Write out every line of the material as it stands, apart from the pictures.

[Plotting code records]
************
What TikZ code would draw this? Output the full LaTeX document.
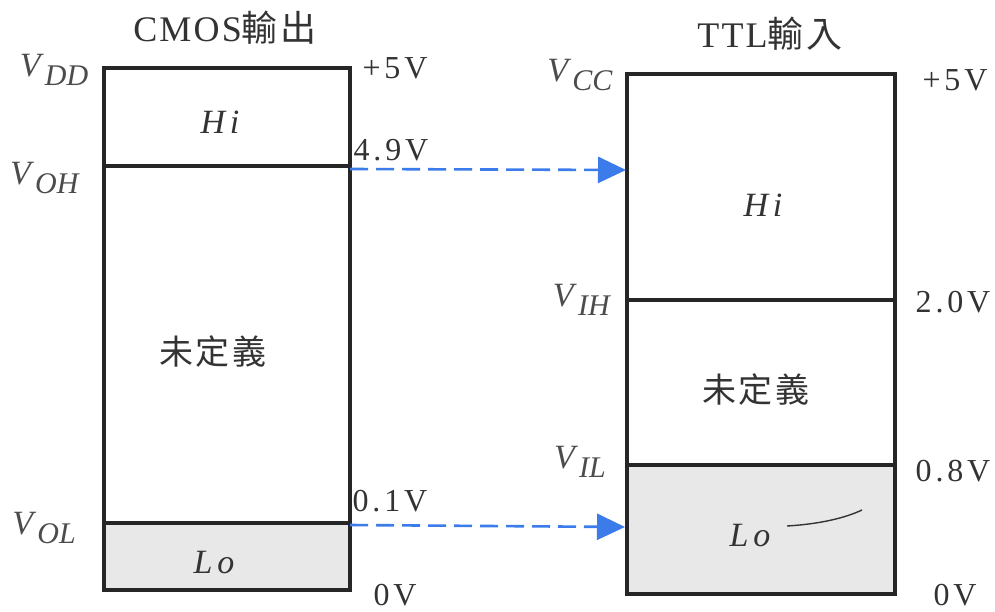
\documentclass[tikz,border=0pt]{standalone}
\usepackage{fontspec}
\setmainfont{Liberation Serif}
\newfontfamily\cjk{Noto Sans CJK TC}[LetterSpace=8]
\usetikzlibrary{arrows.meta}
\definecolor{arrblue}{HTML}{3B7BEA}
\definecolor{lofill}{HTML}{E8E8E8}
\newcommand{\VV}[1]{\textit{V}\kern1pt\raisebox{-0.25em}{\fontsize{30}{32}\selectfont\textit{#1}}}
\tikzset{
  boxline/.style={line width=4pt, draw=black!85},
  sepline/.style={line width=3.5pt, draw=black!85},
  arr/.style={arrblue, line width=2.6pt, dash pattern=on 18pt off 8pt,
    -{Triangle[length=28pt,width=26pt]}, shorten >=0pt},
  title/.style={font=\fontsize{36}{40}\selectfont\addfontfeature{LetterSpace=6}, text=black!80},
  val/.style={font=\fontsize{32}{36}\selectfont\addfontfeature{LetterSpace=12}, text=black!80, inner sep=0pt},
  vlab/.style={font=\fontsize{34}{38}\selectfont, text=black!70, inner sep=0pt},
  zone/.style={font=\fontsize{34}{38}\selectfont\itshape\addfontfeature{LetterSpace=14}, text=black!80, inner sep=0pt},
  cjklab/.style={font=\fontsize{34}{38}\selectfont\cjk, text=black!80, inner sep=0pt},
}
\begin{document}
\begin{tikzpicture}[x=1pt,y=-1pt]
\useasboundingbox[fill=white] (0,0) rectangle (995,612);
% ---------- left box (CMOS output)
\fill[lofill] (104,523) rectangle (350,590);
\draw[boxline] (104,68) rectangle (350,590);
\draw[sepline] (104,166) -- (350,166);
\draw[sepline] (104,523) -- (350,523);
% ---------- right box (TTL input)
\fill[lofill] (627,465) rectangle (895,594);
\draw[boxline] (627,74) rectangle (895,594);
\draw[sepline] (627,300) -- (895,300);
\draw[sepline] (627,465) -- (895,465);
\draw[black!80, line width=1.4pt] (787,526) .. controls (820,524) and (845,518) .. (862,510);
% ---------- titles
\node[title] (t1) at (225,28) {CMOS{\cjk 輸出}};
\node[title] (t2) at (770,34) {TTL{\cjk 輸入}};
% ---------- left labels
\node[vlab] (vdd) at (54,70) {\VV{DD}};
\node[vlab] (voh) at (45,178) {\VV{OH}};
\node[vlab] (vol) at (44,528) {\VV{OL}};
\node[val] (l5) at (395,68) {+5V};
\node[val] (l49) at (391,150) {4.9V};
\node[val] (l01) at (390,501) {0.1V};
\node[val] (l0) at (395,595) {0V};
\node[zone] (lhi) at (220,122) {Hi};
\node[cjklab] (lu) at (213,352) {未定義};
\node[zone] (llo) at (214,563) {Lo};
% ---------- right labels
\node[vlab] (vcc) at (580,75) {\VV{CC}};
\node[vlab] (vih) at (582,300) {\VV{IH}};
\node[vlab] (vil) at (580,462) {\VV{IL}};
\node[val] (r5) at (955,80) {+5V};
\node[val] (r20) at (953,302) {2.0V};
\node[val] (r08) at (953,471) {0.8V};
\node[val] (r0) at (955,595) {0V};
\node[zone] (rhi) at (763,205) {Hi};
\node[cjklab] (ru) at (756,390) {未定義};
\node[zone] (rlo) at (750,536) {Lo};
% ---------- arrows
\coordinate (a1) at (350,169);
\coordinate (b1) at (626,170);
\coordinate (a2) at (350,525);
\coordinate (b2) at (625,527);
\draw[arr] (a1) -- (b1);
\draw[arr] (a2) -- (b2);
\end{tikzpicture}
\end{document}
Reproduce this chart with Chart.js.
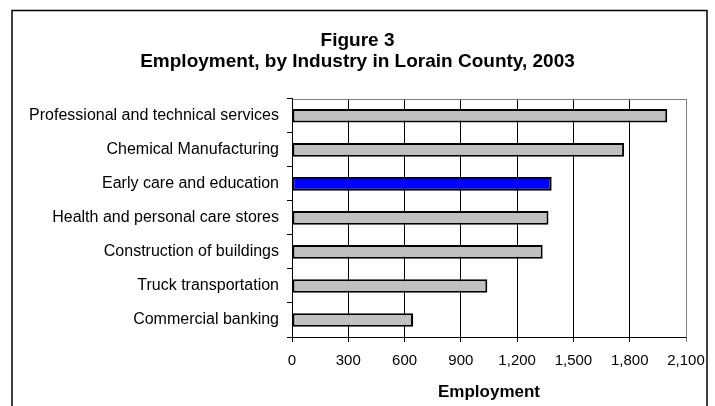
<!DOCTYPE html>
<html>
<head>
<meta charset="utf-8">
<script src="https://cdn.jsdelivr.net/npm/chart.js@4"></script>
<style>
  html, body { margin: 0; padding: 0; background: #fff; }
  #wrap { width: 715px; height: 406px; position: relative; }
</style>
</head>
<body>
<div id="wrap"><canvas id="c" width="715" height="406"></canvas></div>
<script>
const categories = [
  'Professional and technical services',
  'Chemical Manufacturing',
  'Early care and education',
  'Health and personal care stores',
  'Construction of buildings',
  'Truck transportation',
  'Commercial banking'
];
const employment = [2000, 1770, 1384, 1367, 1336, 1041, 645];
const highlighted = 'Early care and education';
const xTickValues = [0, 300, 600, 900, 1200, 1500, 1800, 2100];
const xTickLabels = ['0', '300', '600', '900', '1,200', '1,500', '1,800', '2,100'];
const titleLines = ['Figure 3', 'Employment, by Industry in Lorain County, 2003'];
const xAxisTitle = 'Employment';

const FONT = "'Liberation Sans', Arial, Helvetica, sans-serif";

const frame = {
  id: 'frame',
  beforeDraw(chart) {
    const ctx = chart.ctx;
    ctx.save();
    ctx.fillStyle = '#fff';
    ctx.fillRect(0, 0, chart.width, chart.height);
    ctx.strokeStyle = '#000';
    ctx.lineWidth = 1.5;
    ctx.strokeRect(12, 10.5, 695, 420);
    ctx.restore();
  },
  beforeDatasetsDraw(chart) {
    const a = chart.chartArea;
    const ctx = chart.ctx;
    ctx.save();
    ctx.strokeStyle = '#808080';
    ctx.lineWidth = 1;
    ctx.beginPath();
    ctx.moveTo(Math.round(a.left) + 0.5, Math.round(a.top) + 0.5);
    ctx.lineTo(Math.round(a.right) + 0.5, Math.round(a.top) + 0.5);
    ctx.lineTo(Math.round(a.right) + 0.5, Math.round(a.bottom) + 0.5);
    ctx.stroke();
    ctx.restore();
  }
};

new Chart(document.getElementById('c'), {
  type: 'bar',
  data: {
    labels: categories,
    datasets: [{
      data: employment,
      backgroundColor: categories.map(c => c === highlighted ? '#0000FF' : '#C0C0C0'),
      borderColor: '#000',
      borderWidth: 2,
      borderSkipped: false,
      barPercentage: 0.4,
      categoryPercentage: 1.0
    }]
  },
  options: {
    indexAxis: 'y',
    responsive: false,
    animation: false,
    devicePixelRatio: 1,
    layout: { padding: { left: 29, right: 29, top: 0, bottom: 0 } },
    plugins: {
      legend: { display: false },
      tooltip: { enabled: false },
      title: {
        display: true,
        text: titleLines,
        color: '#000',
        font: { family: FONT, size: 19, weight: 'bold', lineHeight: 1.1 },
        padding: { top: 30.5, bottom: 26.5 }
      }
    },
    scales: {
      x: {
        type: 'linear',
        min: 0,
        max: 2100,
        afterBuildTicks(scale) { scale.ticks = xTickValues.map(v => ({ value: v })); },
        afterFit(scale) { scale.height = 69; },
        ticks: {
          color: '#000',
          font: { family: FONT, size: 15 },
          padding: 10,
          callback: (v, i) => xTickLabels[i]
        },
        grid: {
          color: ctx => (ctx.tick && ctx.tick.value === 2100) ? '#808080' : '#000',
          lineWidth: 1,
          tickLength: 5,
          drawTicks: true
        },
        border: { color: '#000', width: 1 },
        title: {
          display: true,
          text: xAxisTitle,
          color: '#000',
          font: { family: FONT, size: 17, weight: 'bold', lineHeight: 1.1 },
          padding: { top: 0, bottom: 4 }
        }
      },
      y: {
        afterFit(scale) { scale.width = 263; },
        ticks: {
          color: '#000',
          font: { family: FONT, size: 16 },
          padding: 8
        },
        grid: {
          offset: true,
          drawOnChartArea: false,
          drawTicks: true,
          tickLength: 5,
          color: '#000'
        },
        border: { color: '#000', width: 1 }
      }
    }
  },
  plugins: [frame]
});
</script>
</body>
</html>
************
* Output:
What TikZ code would draw this? Output the full LaTeX document.
\documentclass[tikz,border=0pt]{standalone}
\usepackage{fontspec}
\setmainfont{Liberation Serif}
\newfontfamily\cjk{Noto Sans CJK TC}[LetterSpace=8]
\usetikzlibrary{arrows.meta}
\definecolor{arrblue}{HTML}{3B7BEA}
\definecolor{lofill}{HTML}{E8E8E8}
\newcommand{\VV}[1]{\textit{V}\kern1pt\raisebox{-0.25em}{\fontsize{30}{32}\selectfont\textit{#1}}}
\tikzset{
  boxline/.style={line width=4pt, draw=black!85},
  sepline/.style={line width=3.5pt, draw=black!85},
  arr/.style={arrblue, line width=2.6pt, dash pattern=on 18pt off 8pt,
    -{Triangle[length=28pt,width=26pt]}, shorten >=0pt},
  title/.style={font=\fontsize{36}{40}\selectfont\addfontfeature{LetterSpace=6}, text=black!80},
  val/.style={font=\fontsize{32}{36}\selectfont\addfontfeature{LetterSpace=12}, text=black!80, inner sep=0pt},
  vlab/.style={font=\fontsize{34}{38}\selectfont, text=black!70, inner sep=0pt},
  zone/.style={font=\fontsize{34}{38}\selectfont\itshape\addfontfeature{LetterSpace=14}, text=black!80, inner sep=0pt},
  cjklab/.style={font=\fontsize{34}{38}\selectfont\cjk, text=black!80, inner sep=0pt},
}
\begin{document}
\begin{tikzpicture}[x=1pt,y=-1pt]
\useasboundingbox[fill=white] (0,0) rectangle (995,612);
% ---------- left box (CMOS output)
\fill[lofill] (104,523) rectangle (350,590);
\draw[boxline] (104,68) rectangle (350,590);
\draw[sepline] (104,166) -- (350,166);
\draw[sepline] (104,523) -- (350,523);
% ---------- right box (TTL input)
\fill[lofill] (627,465) rectangle (895,594);
\draw[boxline] (627,74) rectangle (895,594);
\draw[sepline] (627,300) -- (895,300);
\draw[sepline] (627,465) -- (895,465);
\draw[black!80, line width=1.4pt] (787,526) .. controls (820,524) and (845,518) .. (862,510);
% ---------- titles
\node[title] (t1) at (225,28) {CMOS{\cjk 輸出}};
\node[title] (t2) at (770,34) {TTL{\cjk 輸入}};
% ---------- left labels
\node[vlab] (vdd) at (54,70) {\VV{DD}};
\node[vlab] (voh) at (45,178) {\VV{OH}};
\node[vlab] (vol) at (44,528) {\VV{OL}};
\node[val] (l5) at (395,68) {+5V};
\node[val] (l49) at (391,150) {4.9V};
\node[val] (l01) at (390,501) {0.1V};
\node[val] (l0) at (395,595) {0V};
\node[zone] (lhi) at (220,122) {Hi};
\node[cjklab] (lu) at (213,352) {未定義};
\node[zone] (llo) at (214,563) {Lo};
% ---------- right labels
\node[vlab] (vcc) at (580,75) {\VV{CC}};
\node[vlab] (vih) at (582,300) {\VV{IH}};
\node[vlab] (vil) at (580,462) {\VV{IL}};
\node[val] (r5) at (955,80) {+5V};
\node[val] (r20) at (953,302) {2.0V};
\node[val] (r08) at (953,471) {0.8V};
\node[val] (r0) at (955,595) {0V};
\node[zone] (rhi) at (763,205) {Hi};
\node[cjklab] (ru) at (756,390) {未定義};
\node[zone] (rlo) at (750,536) {Lo};
% ---------- arrows
\coordinate (a1) at (350,169);
\coordinate (b1) at (626,170);
\coordinate (a2) at (350,525);
\coordinate (b2) at (625,527);
\draw[arr] (a1) -- (b1);
\draw[arr] (a2) -- (b2);
\end{tikzpicture}
\end{document}
Reproduce this chart with Chart.js.
<!DOCTYPE html>
<html>
<head>
<meta charset="utf-8">
<script src="https://cdn.jsdelivr.net/npm/chart.js@4"></script>
<style>
  html, body { margin: 0; padding: 0; background: #fff; }
  #wrap { width: 715px; height: 406px; position: relative; }
</style>
</head>
<body>
<div id="wrap"><canvas id="c" width="715" height="406"></canvas></div>
<script>
const categories = [
  'Professional and technical services',
  'Chemical Manufacturing',
  'Early care and education',
  'Health and personal care stores',
  'Construction of buildings',
  'Truck transportation',
  'Commercial banking'
];
const employment = [2000, 1770, 1384, 1367, 1336, 1041, 645];
const highlighted = 'Early care and education';
const xTickValues = [0, 300, 600, 900, 1200, 1500, 1800, 2100];
const xTickLabels = ['0', '300', '600', '900', '1,200', '1,500', '1,800', '2,100'];
const titleLines = ['Figure 3', 'Employment, by Industry in Lorain County, 2003'];
const xAxisTitle = 'Employment';

const FONT = "'Liberation Sans', Arial, Helvetica, sans-serif";

const frame = {
  id: 'frame',
  beforeDraw(chart) {
    const ctx = chart.ctx;
    ctx.save();
    ctx.fillStyle = '#fff';
    ctx.fillRect(0, 0, chart.width, chart.height);
    ctx.strokeStyle = '#000';
    ctx.lineWidth = 1.5;
    ctx.strokeRect(12, 10.5, 695, 420);
    ctx.restore();
  },
  beforeDatasetsDraw(chart) {
    const a = chart.chartArea;
    const ctx = chart.ctx;
    ctx.save();
    ctx.strokeStyle = '#808080';
    ctx.lineWidth = 1;
    ctx.beginPath();
    ctx.moveTo(Math.round(a.left) + 0.5, Math.round(a.top) + 0.5);
    ctx.lineTo(Math.round(a.right) + 0.5, Math.round(a.top) + 0.5);
    ctx.lineTo(Math.round(a.right) + 0.5, Math.round(a.bottom) + 0.5);
    ctx.stroke();
    ctx.restore();
  }
};

new Chart(document.getElementById('c'), {
  type: 'bar',
  data: {
    labels: categories,
    datasets: [{
      data: employment,
      backgroundColor: categories.map(c => c === highlighted ? '#0000FF' : '#C0C0C0'),
      borderColor: '#000',
      borderWidth: 2,
      borderSkipped: false,
      barPercentage: 0.4,
      categoryPercentage: 1.0
    }]
  },
  options: {
    indexAxis: 'y',
    responsive: false,
    animation: false,
    devicePixelRatio: 1,
    layout: { padding: { left: 29, right: 29, top: 0, bottom: 0 } },
    plugins: {
      legend: { display: false },
      tooltip: { enabled: false },
      title: {
        display: true,
        text: titleLines,
        color: '#000',
        font: { family: FONT, size: 19, weight: 'bold', lineHeight: 1.1 },
        padding: { top: 30.5, bottom: 26.5 }
      }
    },
    scales: {
      x: {
        type: 'linear',
        min: 0,
        max: 2100,
        afterBuildTicks(scale) { scale.ticks = xTickValues.map(v => ({ value: v })); },
        afterFit(scale) { scale.height = 69; },
        ticks: {
          color: '#000',
          font: { family: FONT, size: 15 },
          padding: 10,
          callback: (v, i) => xTickLabels[i]
        },
        grid: {
          color: ctx => (ctx.tick && ctx.tick.value === 2100) ? '#808080' : '#000',
          lineWidth: 1,
          tickLength: 5,
          drawTicks: true
        },
        border: { color: '#000', width: 1 },
        title: {
          display: true,
          text: xAxisTitle,
          color: '#000',
          font: { family: FONT, size: 17, weight: 'bold', lineHeight: 1.1 },
          padding: { top: 0, bottom: 4 }
        }
      },
      y: {
        afterFit(scale) { scale.width = 263; },
        ticks: {
          color: '#000',
          font: { family: FONT, size: 16 },
          padding: 8
        },
        grid: {
          offset: true,
          drawOnChartArea: false,
          drawTicks: true,
          tickLength: 5,
          color: '#000'
        },
        border: { color: '#000', width: 1 }
      }
    }
  },
  plugins: [frame]
});
</script>
</body>
</html>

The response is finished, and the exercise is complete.